7 thoughts on “10 Reasons Why Vacations Matter

  1. How very well expressed. Thank you for reminding us of something, I think we all know intuitively, but don’t always follow. I particularly like reason #3, you might get a kick ass idea…or be able to share one with a brilliant friend, you goddess, you! 😉

  2. Great post, Mary! Totally agree with you here. Reminds me of a quote I heard somewhere: “Only after unplugging can you fully recharge your batteries.”

  3. Claudia

    Yes, yes and more yes. Thank you. Will pass this on to all. You know what else is great? Having coffee with a new friend/fellow entrepreneur/foodie. P.s. I have the same pic of my toes in Hawaii from a few weeks back.

  4. Victoria

    Very, very true! Great post! I have a close friend that works for one of the biggest financial services companies in the country, and they require that 5 of their employees’ vacation days be taken consecutively. While this bothered my friend at first, she realized they WANT their employees to step away from the office for a week at a time and get some “me time.” It will improve work and take a load off of people that may be stressed/overwhelmed at their jobs. Happy employees = better work! It is good to see one company catch on.

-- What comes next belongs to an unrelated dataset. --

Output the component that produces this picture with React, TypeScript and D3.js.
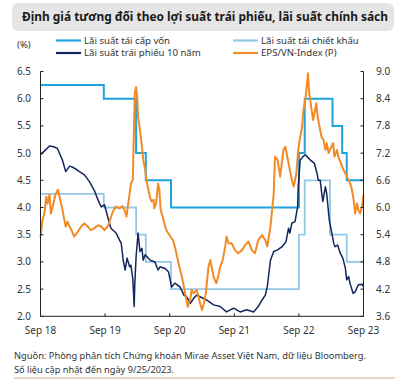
import React from "react";
import * as d3 from "d3";

// Dates as decimal years (Sep 25 2018 = 2018.73)
const refiRate: [number, number][] = [
  [2018.73, 6.25], [2019.71, 6.0], [2020.21, 5.0], [2020.36, 4.5], [2020.75, 4.0],
  [2022.73, 5.0], [2022.82, 6.0], [2023.25, 5.5], [2023.4, 5.0], [2023.47, 4.5], [2023.73, 4.5],
];

const discountRate: [number, number][] = [
  [2018.73, 4.25], [2019.71, 4.0], [2020.21, 3.5], [2020.36, 3.0], [2020.75, 2.5],
  [2022.73, 3.5], [2022.82, 4.5], [2023.21, 3.5], [2023.47, 3.0], [2023.73, 3.0],
];

const bondYield10Y: [number, number][] = [
  [2018.73, 4.97], [2018.8, 5.05], [2018.87, 5.13], [2018.92, 5.12], [2018.99, 5.09],
  [2019.03, 4.98], [2019.07, 4.87], [2019.12, 4.66], [2019.18, 4.76], [2019.23, 4.74],
  [2019.31, 4.68], [2019.41, 4.6], [2019.49, 4.47], [2019.56, 4.32], [2019.62, 4.14],
  [2019.67, 4.01], [2019.72, 4.05], [2019.77, 3.83], [2019.82, 3.62], [2019.9, 3.53],
  [2019.98, 3.34], [2020.01, 3.03], [2020.04, 2.85], [2020.07, 3.07], [2020.11, 2.91],
  [2020.13, 2.94], [2020.16, 2.67], [2020.18, 2.18], [2020.19, 2.6], [2020.21, 3.1],
  [2020.24, 3.53], [2020.27, 3.19], [2020.3, 3.25], [2020.32, 3.03], [2020.35, 3.13],
  [2020.43, 3.03], [2020.5, 3.0], [2020.55, 2.85], [2020.58, 2.91], [2020.66, 2.88],
  [2020.71, 2.82], [2020.76, 2.54], [2020.81, 2.61], [2020.89, 2.54], [2020.95, 2.39],
  [2020.99, 2.36], [2021.05, 2.24], [2021.1, 2.33], [2021.15, 2.39], [2021.2, 2.36],
  [2021.3, 2.3], [2021.41, 2.21], [2021.51, 2.18], [2021.61, 2.08], [2021.72, 2.15],
  [2021.82, 2.08], [2021.92, 2.12], [2022.03, 2.08], [2022.1, 2.18], [2022.16, 2.3],
  [2022.21, 2.39], [2022.24, 2.54], [2022.29, 3.03], [2022.34, 3.19], [2022.4, 3.22],
  [2022.47, 3.28], [2022.53, 3.37], [2022.57, 3.62], [2022.59, 3.53], [2022.62, 3.71],
  [2022.67, 3.74], [2022.71, 4.01], [2022.72, 4.38], [2022.75, 4.87], [2022.79, 4.93],
  [2022.83, 4.97], [2022.9, 4.88], [2022.97, 4.81], [2023.01, 4.63], [2023.03, 4.5],
  [2023.06, 4.5], [2023.09, 4.2], [2023.1, 4.11], [2023.14, 4.38], [2023.16, 4.26],
  [2023.2, 3.77], [2023.24, 3.53], [2023.27, 3.34], [2023.29, 3.28], [2023.33, 3.31],
  [2023.37, 3.16], [2023.41, 3.07], [2023.45, 2.88], [2023.47, 2.67], [2023.5, 2.73],
  [2023.52, 2.61], [2023.57, 2.42], [2023.6, 2.45], [2023.65, 2.58], [2023.71, 2.59],
  [2023.73, 2.54],
];

const epsVnIndex: [number, number][] = [
  [2018.73, 5.36], [2018.76, 5.72], [2018.79, 5.87], [2018.82, 6.24], [2018.84, 6.09],
  [2018.87, 6.28], [2018.89, 5.87], [2018.92, 6.02], [2018.96, 6.28], [2019.0, 6.39],
  [2019.03, 6.2], [2019.06, 6.02], [2019.1, 5.72], [2019.12, 5.58], [2019.15, 5.69],
  [2019.18, 5.58], [2019.22, 5.47], [2019.25, 5.36], [2019.31, 5.47], [2019.36, 5.58],
  [2019.41, 5.65], [2019.46, 5.58], [2019.51, 5.5], [2019.56, 5.54], [2019.62, 5.61],
  [2019.67, 5.58], [2019.72, 5.5], [2019.77, 5.58], [2019.8, 5.69], [2019.85, 5.91],
  [2019.9, 6.02], [2019.95, 5.98], [2020.0, 6.03], [2020.04, 5.91], [2020.06, 5.8],
  [2020.11, 6.31], [2020.13, 6.53], [2020.16, 6.61], [2020.17, 7.34], [2020.19, 8.52],
  [2020.21, 8.66], [2020.23, 8.37], [2020.24, 8.0], [2020.27, 7.71], [2020.3, 7.34],
  [2020.32, 7.05], [2020.35, 6.83], [2020.37, 6.61], [2020.4, 6.39], [2020.43, 6.2],
  [2020.45, 6.13], [2020.48, 6.17], [2020.49, 5.98], [2020.52, 6.09], [2020.55, 6.53],
  [2020.57, 6.39], [2020.59, 5.95], [2020.62, 5.8], [2020.66, 5.58], [2020.69, 5.47],
  [2020.74, 5.36], [2020.78, 5.28], [2020.81, 5.14], [2020.84, 4.95], [2020.88, 4.69],
  [2020.92, 4.47], [2020.95, 4.25], [2020.98, 4.03], [2021.01, 3.81], [2021.05, 3.99],
  [2021.07, 4.18], [2021.1, 4.11], [2021.15, 4.18], [2021.17, 4.07], [2021.2, 3.89],
  [2021.23, 3.74], [2021.26, 3.89], [2021.29, 4.11], [2021.33, 4.69], [2021.36, 4.84],
  [2021.38, 4.69], [2021.41, 4.47], [2021.45, 4.33], [2021.48, 4.47], [2021.51, 4.69],
  [2021.55, 4.84], [2021.59, 5.14], [2021.61, 5.36], [2021.64, 5.21], [2021.69, 5.21],
  [2021.74, 5.06], [2021.79, 4.99], [2021.85, 5.06], [2021.9, 5.17], [2021.95, 5.25],
  [2022.0, 5.06], [2022.05, 4.99], [2022.1, 5.28], [2022.16, 5.39], [2022.21, 5.28],
  [2022.24, 5.14], [2022.29, 5.58], [2022.31, 5.87], [2022.34, 6.3], [2022.36, 7.12],
  [2022.4, 7.05], [2022.44, 6.68], [2022.49, 7.27], [2022.52, 7.34], [2022.55, 7.12],
  [2022.59, 6.83], [2022.62, 6.61], [2022.65, 6.46], [2022.69, 6.75], [2022.72, 7.27],
  [2022.75, 7.56], [2022.78, 7.78], [2022.8, 8.15], [2022.83, 8.37], [2022.85, 8.66],
  [2022.87, 8.96], [2022.89, 8.52], [2022.92, 8.22], [2022.95, 7.93], [2022.97, 8.08],
  [2023.0, 8.3], [2023.02, 8.0], [2023.05, 7.78], [2023.08, 7.56], [2023.11, 7.49],
  [2023.14, 7.27], [2023.16, 7.42], [2023.19, 7.2], [2023.21, 7.27], [2023.26, 7.42],
  [2023.28, 7.12], [2023.32, 7.27], [2023.34, 7.12], [2023.38, 6.98], [2023.42, 6.83],
  [2023.45, 6.75], [2023.5, 6.61], [2023.54, 6.46], [2023.57, 6.24], [2023.59, 6.02],
  [2023.6, 5.87], [2023.63, 6.09], [2023.65, 5.94], [2023.68, 5.87], [2023.71, 6.05],
  [2023.73, 6.28],
];

const xTicks = [2018.73, 2019.73, 2020.73, 2021.73, 2022.73, 2023.73];
const xTickLabels = ["Sep 18", "Sep 19", "Sep 20", "Sep 21", "Sep 22", "Sep 23"];
const leftTicks = [2.0, 2.5, 3.0, 3.5, 4.0, 4.5, 5.0, 5.5, 6.0, 6.5];
const rightTicks = [3.6, 4.2, 4.8, 5.4, 6.0, 6.6, 7.2, 7.8, 8.4, 9.0];

const title = "Định giá tương đối theo lợi suất trái phiếu, lãi suất chính sách";
const legendItems = [
  { label: "Lãi suất tái cấp vốn", color: "#1fa3dd", col: 0, row: 0 },
  { label: "Lãi suất tái chiết khấu", color: "#92c8e6", col: 1, row: 0 },
  { label: "Lãi suất trái phiếu 10 năm", color: "#13265e", col: 0, row: 1 },
  { label: "EPS/VN-Index (P)", color: "#f28a26", col: 1, row: 1 },
];
const footLines = [
  "Nguồn: Phòng phân tích Chứng khoán Mirae Asset Việt Nam, dữ liệu Bloomberg.",
  "Số liệu cập nhật đến ngày 9/25/2023.",
];
const footWidths = [352, 160];

const FONT = "'Noto Sans', 'Open Sans', sans-serif";

export default function App() {
  const W = 397, H = 379;
  const left = 40.5, right = 363.5, top = 71.5, bottom = 316.3;
  const x = d3.scaleLinear().domain([2018.73, 2023.73]).range([left, right]);
  const yL = d3.scaleLinear().domain([2, 6.5]).range([bottom, top]);
  const yR = d3.scaleLinear().domain([3.6, 9.0]).range([bottom, top]);

  const stepL = d3.line<[number, number]>().x((d) => x(d[0])).y((d) => yL(d[1])).curve(d3.curveStepAfter);
  const lineL = d3.line<[number, number]>().x((d) => x(d[0])).y((d) => yL(d[1]));
  const lineR = d3.line<[number, number]>().x((d) => x(d[0])).y((d) => yR(d[1]));

  const tickColor = "#222";
  const labelColor = "#333";

  return (
    <div style={{ position: "absolute", left: 0, top: 0 }}>
      <svg width={W} height={H} style={{ display: "block", background: "#fff" }}>
        {/* Title */}
        <rect x={12} y={3} width={382} height={28} rx={6} fill="#e5e5e5" />
        <text x={205} y={21} textAnchor="middle" fontFamily={FONT} fontWeight="bold" fontSize={12.4} fill="#1a1a1a"
          textLength={366} lengthAdjust="spacingAndGlyphs">{title}</text>

        {/* Legend */}
        <text x={17} y={47.5} fontFamily={FONT} fontSize={9.6} fill={labelColor}>(%)</text>
        {legendItems.map((it) => {
          const lx = it.col === 0 ? 56 : 233;
          const ly = it.row === 0 ? 40.5 : 53;
          return (
            <g key={it.label}>
              <line x1={lx} x2={lx + 25} y1={ly} y2={ly} stroke={it.color} strokeWidth={2.2} />
              <text x={lx + 28} y={ly + 3.3} fontFamily={FONT} fontSize={9.6} fill={labelColor}>{it.label}</text>
            </g>
          );
        })}

        {/* Series */}
        <path d={stepL(discountRate) || ""} fill="none" stroke="#92c8e6" strokeWidth={1.8} />
        <path d={stepL(refiRate) || ""} fill="none" stroke="#1fa3dd" strokeWidth={2} />
        <path d={lineL(bondYield10Y) || ""} fill="none" stroke="#13265e" strokeWidth={1.5} strokeLinejoin="round" />
        <path d={lineR(epsVnIndex) || ""} fill="none" stroke="#f28a26" strokeWidth={2} strokeLinejoin="round" />

        {/* Axes */}
        <line x1={left} x2={left} y1={top} y2={bottom} stroke={tickColor} strokeWidth={1} />
        <line x1={right} x2={right} y1={top} y2={bottom} stroke={tickColor} strokeWidth={1} />
        <line x1={left} x2={right} y1={bottom} y2={bottom} stroke={tickColor} strokeWidth={1} />
        {leftTicks.map((t) => (
          <g key={"l" + t}>
            <line x1={left} x2={left + 3} y1={yL(t)} y2={yL(t)} stroke={tickColor} />
            <text x={31} y={yL(t) + 3.5} textAnchor="end" fontFamily={FONT} fontSize={10} fill={labelColor}>{t.toFixed(1)}</text>
          </g>
        ))}
        {rightTicks.map((t) => (
          <g key={"r" + t}>
            <line x1={right - 3} x2={right} y1={yR(t)} y2={yR(t)} stroke={tickColor} />
            <text x={376} y={yR(t) + 3.5} fontFamily={FONT} fontSize={10} fill={labelColor}>{t.toFixed(1)}</text>
          </g>
        ))}
        {xTicks.map((t, i) => (
          <g key={"x" + t}>
            <line x1={x(t)} x2={x(t)} y1={bottom} y2={bottom - 3} stroke={tickColor} />
            <text x={x(t)} y={334} textAnchor="middle" fontFamily={FONT} fontSize={10} fill={labelColor}>{xTickLabels[i]}</text>
          </g>
        ))}

        {/* Footnote */}
        {footLines.map((s, i) => (
          <text key={i} x={14} y={358.5 + i * 14.5} fontFamily={FONT} fontSize={9.2} fill={labelColor}
            textLength={footWidths[i]} lengthAdjust="spacingAndGlyphs">{s}</text>
        ))}
        <line x1={14} x2={395} y1={378} y2={378} stroke="#d7a77c" strokeWidth={1.2} />
      </svg>
    </div>
  );
}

    1. Thank you Victoria. Yes, it’s an important notion and so easy to for managers to forget that people need specific things physically for them to perform mentally and emotionally. I like hearing that big companies have specific policies in place to make this happen. Thanks for sharing.

  5. Peggy N.

    Well. You certainly are tone deaf when it comes to “public service” and the appearance of fiduciary responsibility and taxpayer money.

    Does it not occur to you that the vast majority of Americans may never be able to afford such a trip (with or without 40 of their closest friends)?

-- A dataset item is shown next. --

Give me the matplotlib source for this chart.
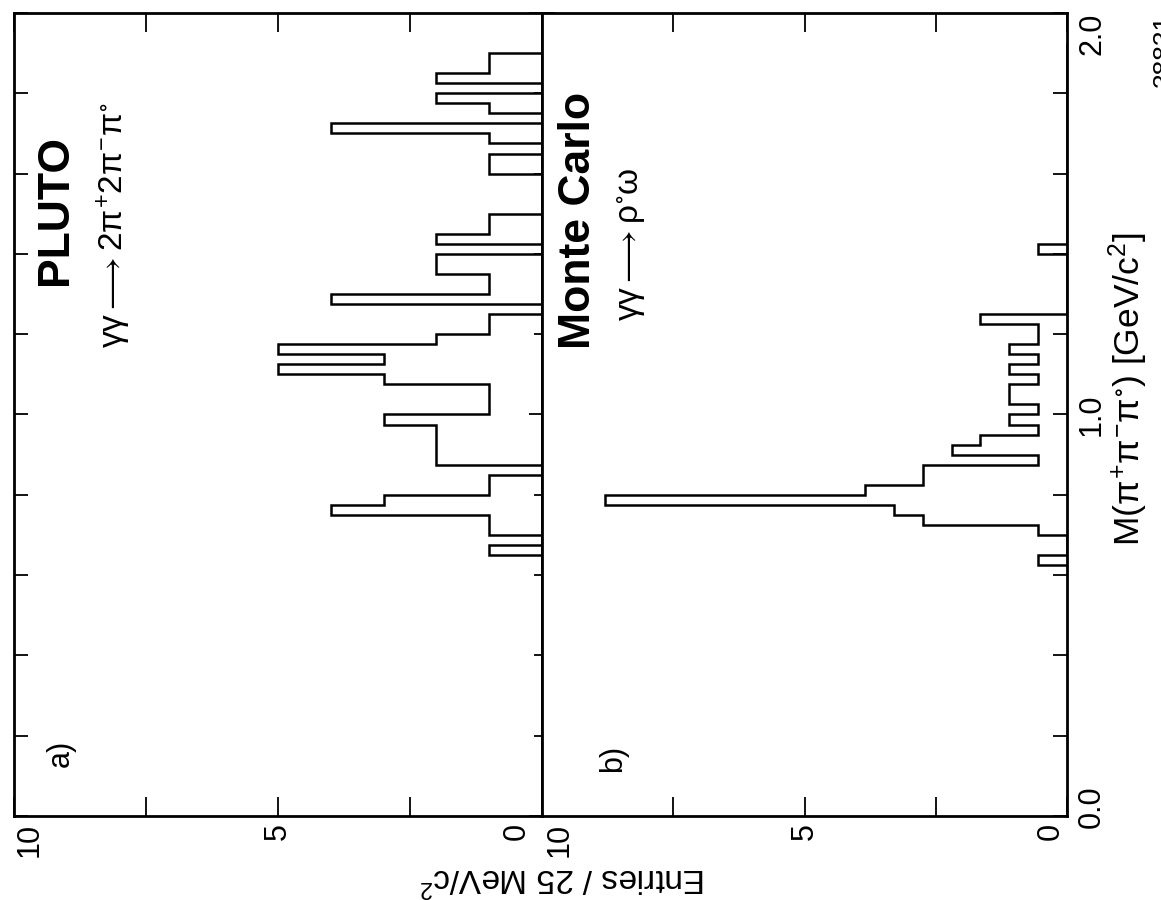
"""Two-panel 3-pion mass histogram (PLUTO data vs Monte Carlo), drawn rotated 90 deg as in the scan."""

import matplotlib

matplotlib.use("Agg")
import matplotlib.pyplot as plt
import numpy as np
from matplotlib import transforms

# 25 MeV bins, low edge 0.625 GeV, 52 bins
MASS_EDGES = np.linspace(0.625, 1.925, 53)

# a) PLUTO  gamma gamma -> 2pi+ 2pi- pi0
PLUTO_ENTRIES = [
    0, 1, 0, 1, 1, 4, 3, 1, 1, 0,
    2, 2, 2, 2, 3, 1, 1, 1, 3, 5,
    3, 5, 2, 1, 1, 0, 4, 1, 1, 2,
    2, 0, 2, 1, 1, 0, 0, 0, 0, 1,
    1, 0, 1, 4, 0, 1, 2, 0, 2, 1,
    1, 0,
]

# b) Monte Carlo  gamma gamma -> rho0 omega
MC_ENTRIES = [
    0.55, 0, 0, 0.55, 2.75, 3.3, 8.8, 3.85, 2.75, 2.75,
    0.55, 2.2, 1.65, 0.55, 1.1, 0.55, 1.1, 1.1, 0.55, 1.1,
    0.55, 1.1, 0.55, 0.55, 1.65, 0, 0, 0, 0, 0,
    0, 0.55, 0, 0, 0, 0, 0, 0, 0, 0,
    0, 0, 0, 0, 0, 0, 0, 0, 0, 0,
    0, 0,
]

ENTRY_MAJOR = [0, 5, 10]
ENTRY_MINOR = [2.5, 7.5]
MASS_MAJOR = [0.0, 1.0, 2.0]
MASS_MINOR = [0.2, 0.4, 0.6, 0.8, 1.2, 1.4, 1.6, 1.8]

W, H = 1161, 900

plt.rcParams["font.family"] = ["Liberation Sans", "DejaVu Sans"]
plt.rcParams["mathtext.fontset"] = "custom"
plt.rcParams["mathtext.rm"] = "Liberation Sans"
plt.rcParams["mathtext.it"] = "Liberation Sans"
plt.rcParams["mathtext.bf"] = "Liberation Sans:bold"
plt.rcParams["mathtext.sf"] = "Liberation Sans"
plt.rcParams["mathtext.fallback"] = "stixsans"


def box(x0, y0, x1, y1):
    """Pixel box (top-left origin) -> figure-fraction rect."""
    return [x0 / W, 1 - y1 / H, (x1 - x0) / W, (y1 - y0) / H]


def fpos(px, py):
    return px / W, 1 - py / H


fig = plt.figure(figsize=(W / 100, H / 100), dpi=100)
ax_a = fig.add_axes(box(14, 13, 542, 816))
ax_b = fig.add_axes(box(542, 13, 1067, 816))

for ax, vals in ((ax_a, PLUTO_ENTRIES), (ax_b, MC_ENTRIES)):
    ax.stairs(vals, MASS_EDGES, orientation="horizontal", baseline=0,
              color="black", linewidth=1.8)
    ax.set_xlim(10, 0)
    ax.set_ylim(0, 2.0)
    ax.set_xticks(ENTRY_MAJOR)
    ax.set_xticks(ENTRY_MINOR, minor=True)
    ax.set_yticks(MASS_MAJOR)
    ax.set_yticks(MASS_MINOR, minor=True)
    ax.tick_params(axis="x", which="both", direction="in", top=True, bottom=True,
                   length=13.5, width=1.3, labelbottom=False)
    ax.tick_params(axis="y", which="both", direction="in", length=10, width=1.3,
                   labelleft=False, labelright=False)
    for s in ax.spines.values():
        s.set_linewidth(2.0)

ax_a.tick_params(axis="y", which="both", left=True, right=False)
ax_b.tick_params(axis="y", which="both", left=False, right=True)

# ticks crossing the shared middle line
sec = ax_a.secondary_yaxis("right")
sec.set_yticks(MASS_MAJOR)
sec.set_yticks(MASS_MINOR, minor=True)
sec.tick_params(which="major", direction="inout", length=19, width=1.3, labelright=False)
sec.tick_params(which="minor", direction="inout", length=12, width=1.3, labelright=False)
sec.spines["right"].set_linewidth(2.0)

# entries tick labels (rotated, under the bottom edge)
entry_labels = {
    ax_a: [(10, "10", "left", 1), (5, "5", "center", 0), (0, "0", "right", -10)],
    ax_b: [(10, "10", "left", 3), (5, "5", "center", 0), (0, "0", "right", -1)],
}
for ax, items in entry_labels.items():
    tr = transforms.blended_transform_factory(ax.transData, ax.transAxes)
    for val, txt, ha, dx in items:
        t = transforms.offset_copy(tr, fig=fig, x=dx, y=-7, units="dots")
        ax.text(val, 0, txt, transform=t, rotation=90, ha=ha, va="top", fontsize=22)

# mass tick labels on the right edge
tr_m = transforms.blended_transform_factory(ax_b.transAxes, ax_b.transData)
for val, txt, va, dy in [(0.0, "0.0", "center", 9), (1.0, "1.0", "center", 0), (2.0, "2.0", "top", 0)]:
    t = transforms.offset_copy(tr_m, fig=fig, x=10, y=dy, units="dots")
    ax_b.text(1, val, txt, transform=t, rotation=90, ha="left", va=va, fontsize=22)

# panel annotations
fig.text(*fpos(55, 210), "PLUTO", rotation=90, ha="center", va="center",
         fontsize=32, fontweight="bold")
fig.text(*fpos(114, 225), r"$\gamma\gamma \longrightarrow 2\pi^{+}2\pi^{-}\pi^{\circ}$",
         rotation=90, ha="center", va="center", fontsize=24)
fig.text(*fpos(578, 220), "Monte Carlo", rotation=90, ha="center", va="center",
         fontsize=32, fontweight="bold")
fig.text(*fpos(632, 244), r"$\gamma\gamma \longrightarrow \rho^{\circ}\omega$",
         rotation=90, ha="center", va="center", fontsize=24)
fig.text(*fpos(61, 753), "a)", rotation=90, ha="center", va="center", fontsize=22)
fig.text(*fpos(613, 758), "b)", rotation=90, ha="center", va="center", fontsize=22)

# axis titles
fig.text(*fpos(1128, 389), r"M($\pi^{+}\pi^{-}\pi^{\circ}$) [GeV/c$^{2}$]",
         rotation=90, ha="center", va="center", fontsize=25.5)
fig.text(*fpos(563, 878), r"Entries / 25 MeV/c$^{2}$", rotation=180,
         ha="center", va="center", fontsize=24)
# figure number, cut by the right edge as in the scan
fig.text(*fpos(1152, 50), "38831", rotation=90, ha="left", va="center", fontsize=19)

fig.savefig("out.png", dpi=100)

    Further, the documented costs of this trip are astronomical — more than some good folks will ever earn in a decade.

    I seem to recall the former President Bush and his wife took their vacations at their ranch in Crawford, Texas — and were unceremoniously heckled by the mainstream media and pajama pundits such as you for doing so.

    Double standard much?

    There was a term coined by conservatives in the 1980s to describe people such as yourself, Michelle Obama, Barbra Streisand, et al: Limousine Liberals.

    I think the term fits beautifully.